I often wonder if the same technique can be used in painting and art, and I think it can. In fact, this seems to be what modern artists like Andy Warhol and Marcel Duchamp did with their work. They did not explain the work. They just made it and let it be what it was. This obviously leads to a reputation for inscrutability among artists which is often frustrating and smacking of elitism. What the fuck were they thinking when they made this?

People who are overt in their message are didactic. For instance, a novel like Uncle Tom's Cabin is didactic as it paints a world of black and white that is simplistic. I hate this shit. I don't mind it in my nonfiction, but I want my fiction to not be on the same level of a Sunday School lesson.

Shakespeare was good at this morally ambiguous writing. His most famous example is Hamlet with the melancholy Dane vacillating between action and inaction. Why doesn't he just put a sword in his corrupt uncle? But he can't. And things don't end on a happy note.

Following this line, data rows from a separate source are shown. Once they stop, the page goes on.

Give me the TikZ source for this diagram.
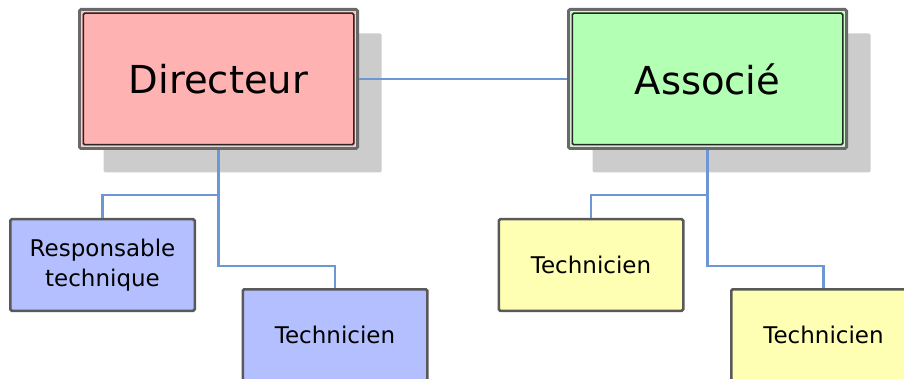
\documentclass[tikz,border=0pt]{standalone}
\usepackage{fontspec}
\setmainfont{DejaVu Sans}
\usetikzlibrary{positioning, shadows}
\definecolor{dirpink}{RGB}{255,178,178}
\definecolor{assocgreen}{RGB}{179,255,179}
\definecolor{teamblue}{RGB}{179,191,255}
\definecolor{teamyellow}{RGB}{255,255,179}
\definecolor{linkblue}{RGB}{108,150,212}
\definecolor{shadowgray}{RGB}{204,204,204}
\definecolor{framegray}{RGB}{105,105,105}
\tikzstyle{chief} = [
    rectangle, draw=framegray, line width=3pt, rounded corners=1.5pt,
    minimum width=278pt, minimum height=139pt,
    font=\fontsize{38.5pt}{44pt}\selectfont,
    drop shadow={shadow xshift=24pt, shadow yshift=-24pt, fill=shadowgray, opacity=1}, % flat grey shadow
    path picture={ % white gap, then thin black inner frame
        \draw[white, line width=4pt] (path picture bounding box.south west) rectangle (path picture bounding box.north east);
        \draw[black!85, line width=1.5pt] ([shift={(3.75pt,3.75pt)}]path picture bounding box.south west) rectangle ([shift={(-3.75pt,-3.75pt)}]path picture bounding box.north east);
    }
]
\tikzstyle{staff} = [
    rectangle, draw=framegray!85!black, line width=2.5pt, rounded corners=1.5pt,
    minimum width=184.5pt, minimum height=91.5pt,
    align=center, font=\fontsize{23pt}{30pt}\selectfont
]
\tikzstyle{orgline} = [draw=linkblue, line width=2.4pt]

\begin{document}
\begin{tikzpicture}
    \useasboundingbox (0,0) rectangle (904pt,-379pt);

    % Top level
    \node[chief, fill=dirpink] (dir) at (218.5pt,-79pt) {Directeur};
    \node[chief, fill=assocgreen] (assoc) [right=208pt of dir] {Associé};

    % Staff under each head
    \node[staff, fill=teamblue] (resp) [below=68pt of dir, xshift=-116pt] {Responsable\\technique};
    \node[staff, fill=teamblue] (techdir) [below=138pt of dir, xshift=116.5pt] {Technicien};
    \node[staff, fill=teamyellow] (techa) [below=68pt of assoc, xshift=-116.5pt] {Technicien};
    \node[staff, fill=teamyellow] (techb) [below=138pt of assoc, xshift=116pt] {Technicien};

    % Connectors
    \draw[orgline] (dir.east) -- (assoc.west);
    \coordinate (dirsplit) at ([yshift=-45pt]dir.south);
    \coordinate (assocsplit) at ([yshift=-45pt]assoc.south);
    \draw[orgline] (dir.south) -- (dirsplit) -| (resp.north);
    \draw[orgline] (dirsplit) -- ++(0,-71pt) -| (techdir.north);
    \draw[orgline] (assoc.south) -- (assocsplit) -| (techa.north);
    \draw[orgline] (assocsplit) -- ++(0,-71pt) -| (techb.north);

\end{tikzpicture}
\end{document}
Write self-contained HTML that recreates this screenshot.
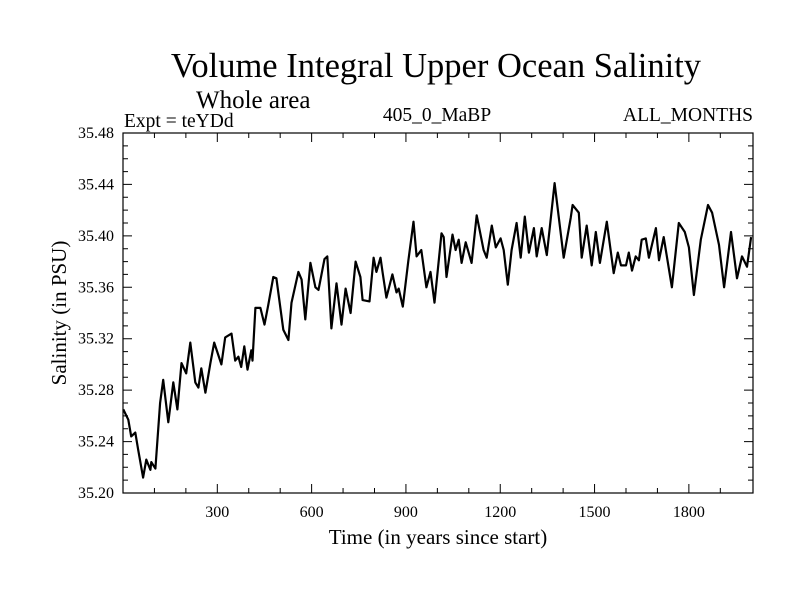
<!DOCTYPE html>
<html><head><meta charset="utf-8"><style>
body{margin:0;background:#fff}
svg text{font-family:"Liberation Serif",serif;fill:#000}
</style></head><body>
<svg id="chart" width="800" height="600" viewBox="0 0 800 600" xmlns="http://www.w3.org/2000/svg">
<rect width="800" height="600" fill="#fff"/>
<text x="436" y="77" font-size="34.5" text-anchor="middle">Volume Integral Upper Ocean Salinity</text>
<text x="196" y="108" font-size="25">Whole area</text>
<text x="124" y="127" font-size="19.5">Expt = teYDd</text>
<text x="437" y="121" font-size="19.5" text-anchor="middle">405_0_MaBP</text>
<text x="753" y="121" font-size="19.5" text-anchor="end">ALL_MONTHS</text>
<text x="438" y="544" font-size="21" text-anchor="middle">Time (in years since start)</text>
<text x="0" y="0" font-size="21" text-anchor="middle" transform="translate(66,313) rotate(-90)">Salinity (in PSU)</text>
<g id="ticks"></g>
<g id="labels"></g>
<path id="series" fill="none" stroke="#000" stroke-width="2.2" stroke-linejoin="round"/>
<rect x="123" y="133" width="630" height="360" fill="none" stroke="#000" stroke-width="1.2"/>
</svg>
<script>
const years=[1,17,26,39,48,64,74,87,90,103,118,128,144,160,173,186,201,214,230,240,249,262,278,290,313,325,345,357,367,376,386,396,408,412,421,437,450,462,478,488,510,526,536,558,568,580,596,612,622,641,650,663,679,695,708,724,740,755,762,784,797,806,819,826,838,857,870,877,890,908,924,934,949,965,978,991,1013,1020,1029,1048,1058,1068,1077,1090,1109,1125,1147,1157,1173,1186,1201,1211,1224,1236,1252,1265,1278,1291,1307,1316,1332,1348,1373,1386,1402,1424,1430,1450,1459,1475,1491,1504,1517,1539,1561,1574,1584,1600,1609,1619,1631,1641,1650,1663,1673,1695,1705,1720,1746,1768,1787,1800,1816,1838,1861,1874,1896,1912,1934,1953,1969,1985,1998];
const salinity=[35.265,35.257,35.244,35.247,35.234,35.212,35.226,35.218,35.224,35.219,35.270,35.288,35.255,35.286,35.265,35.301,35.293,35.317,35.286,35.282,35.297,35.278,35.301,35.317,35.300,35.321,35.324,35.303,35.306,35.298,35.314,35.296,35.311,35.303,35.344,35.344,35.331,35.346,35.368,35.367,35.327,35.319,35.348,35.372,35.366,35.335,35.379,35.360,35.358,35.382,35.384,35.328,35.363,35.331,35.359,35.340,35.380,35.368,35.350,35.349,35.383,35.372,35.383,35.371,35.352,35.370,35.356,35.359,35.345,35.381,35.411,35.384,35.389,35.360,35.372,35.348,35.402,35.399,35.368,35.401,35.389,35.397,35.379,35.395,35.379,35.416,35.389,35.383,35.408,35.391,35.398,35.389,35.362,35.389,35.410,35.383,35.415,35.387,35.406,35.384,35.406,35.385,35.441,35.415,35.383,35.414,35.424,35.418,35.383,35.408,35.377,35.403,35.379,35.411,35.371,35.387,35.377,35.377,35.387,35.373,35.384,35.381,35.397,35.398,35.383,35.406,35.381,35.399,35.360,35.410,35.403,35.391,35.354,35.397,35.424,35.418,35.393,35.360,35.403,35.367,35.384,35.376,35.399];
const xTickLabels=[300,600,900,1200,1500,1800];
const yTickLabels=["35.20","35.24","35.28","35.32","35.36","35.40","35.44","35.48"];
const X0=123,X1=753,Y0=493,Y1=133,XMIN=0,XMAX=2004,YMIN=35.20,YMAX=35.48;
function sx(v){return X0+(v-XMIN)/(XMAX-XMIN)*(X1-X0);}
function sy(v){return Y0-(v-YMIN)/(YMAX-YMIN)*(Y0-Y1);}
const NS="http://www.w3.org/2000/svg";
const tg=document.getElementById('ticks'),lg=document.getElementById('labels');
let d="";
function ln(x1,y1,x2,y2){d+="M"+x1+" "+y1+"L"+x2+" "+y2;}
for(let t=100;t<2000;t+=100){const x=sx(t);const L=(t%300===0)?9:5;ln(x,Y0,x,Y0-L);ln(x,Y1,x,Y1+L);}
for(let i=1;i<28;i++){const v=YMIN+i*0.01;const y=sy(v);const L=(i%4===0)?9:5;ln(X0,y,X0+L,y);ln(X1,y,X1-L,y);}
const tp=document.createElementNS(NS,'path');
tp.setAttribute('d',d);tp.setAttribute('stroke','#000');tp.setAttribute('stroke-width','1');


tg.appendChild(tp);
xTickLabels.forEach(v=>{const t=document.createElementNS(NS,'text');
t.setAttribute('x',sx(v));t.setAttribute('y',Y0+24);t.setAttribute('font-size','16');t.setAttribute('text-anchor','middle');t.textContent=v;


lg.appendChild(t);});
yTickLabels.forEach(v=>{const t=document.createElementNS(NS,'text');
t.setAttribute('x',X0-9);t.setAttribute('y',sy(parseFloat(v))+5);t.setAttribute('font-size','16');t.setAttribute('text-anchor','end');t.textContent=v;


lg.appendChild(t);});
let p="";years.forEach((yr,i)=>{p+=(i?"L":"M")+sx(yr).toFixed(1)+" "+sy(salinity[i]).toFixed(1);});
document.getElementById('series').setAttribute('d',p);
</script>
</body></html>
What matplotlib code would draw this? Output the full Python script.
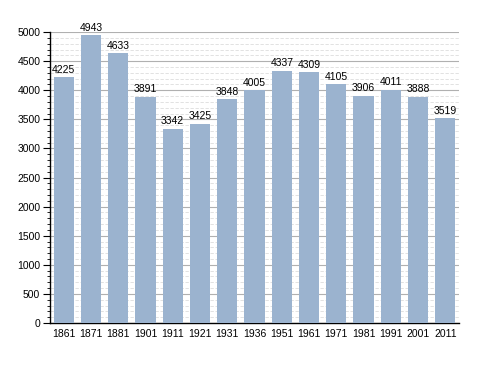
import matplotlib
matplotlib.use("Agg")
import matplotlib.pyplot as plt
from matplotlib.ticker import MultipleLocator

years = ["1861", "1871", "1881", "1901", "1911", "1921", "1931", "1936",
         "1951", "1961", "1971", "1981", "1991", "2001", "2011"]
population = [4225, 4943, 4633, 3891, 3342, 3425, 3848, 4005,
              4337, 4309, 4105, 3906, 4011, 3888, 3519]

plt.rcParams['font.family'] = ['Liberation Sans', 'DejaVu Sans']

fig = plt.figure(figsize=(4.88, 3.73), dpi=100)
ax = fig.add_axes([0.1025, 0.134, 0.838, 0.78])

x = range(len(years))
ax.bar(x, population, width=0.74, color="#9bb3cf", zorder=3)
for i, v in enumerate(population):
    ax.text(i, v + 40, str(v), ha="center", va="bottom", fontsize=7.5, zorder=4)

ax.set_xlim(-0.5, len(years) - 0.5)
ax.set_ylim(0, 5000)
ax.set_xticks(list(x))
ax.set_xticklabels(years)
ax.yaxis.set_major_locator(MultipleLocator(500))
ax.yaxis.set_minor_locator(MultipleLocator(100))
ax.grid(axis="y", which="major", color="#b0b0b0", linewidth=0.8, zorder=0)
ax.grid(axis="y", which="minor", color="#dddddd", linewidth=0.6, linestyle=(0, (4, 2)), zorder=0)

for s in ["top", "right"]:
    ax.spines[s].set_visible(False)
ax.spines["left"].set_linewidth(1.0)
ax.spines["bottom"].set_linewidth(1.0)
ax.tick_params(axis="y", which="major", length=5, labelsize=7.5, pad=2)
ax.tick_params(axis="y", which="minor", length=2.5)
ax.tick_params(axis="x", length=0, labelsize=7.5, pad=4)

fig.savefig("out.png", dpi=100)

In modern times, I have to hear people crap on one of my favorite movies, No Country for Old Men, that has a less than satisfying ending for many people. I think that was what Cormac McCarthy was trying to do. He left the loose ends, the mysteries, and the fucking randomness of it all. The fact is that you can put together a string of purely random events, and people will form it into a narrative. People make stories out of things that aren't stories at all.

The biggest example of this storytelling is the concept of historical inevitability. The Marxists drowned in this particular Kool-Aid as they saw the worker's state being something that was just going to happen. It was inevitable. Then, the Soviet Union collapsed. There was nothing inevitable about it at all. We can laugh at these fools, but we make the same mistake when we yield to pessimism and say that tyranny is inevitable or that freedom will triumph over statism. But history shows no such patterns. Any such patterns are merely distortions.

I am learning to take things as they come. You need to hold things with an open hand. It could be yours. It could not be yours. Instead of trying to control it or predict it, perhaps we should just let it be as it is. Try not to overthink things. Let events proceed as they will.

This loose hold is difficult. But I learn this through my creative endeavors. I write these SOC posts with no idea where they will end. I do the same thing with my fiction now as I leave many of my stories open ended. I don't answer all the questions. I just let it be what it is. I find this leads to more surprising results than anything I could ever plan.

Something unplanned has happened in my life, and I am just going to let it run where it will. I find myself surprised each and every day. Things I thought were so aren't like that at all. And I could explain it, but I think I will leave you guessing. This is because I don't really know myself. I am going to let it be what it is and enjoy it for what it is. The only things that are inevitable are change and motion.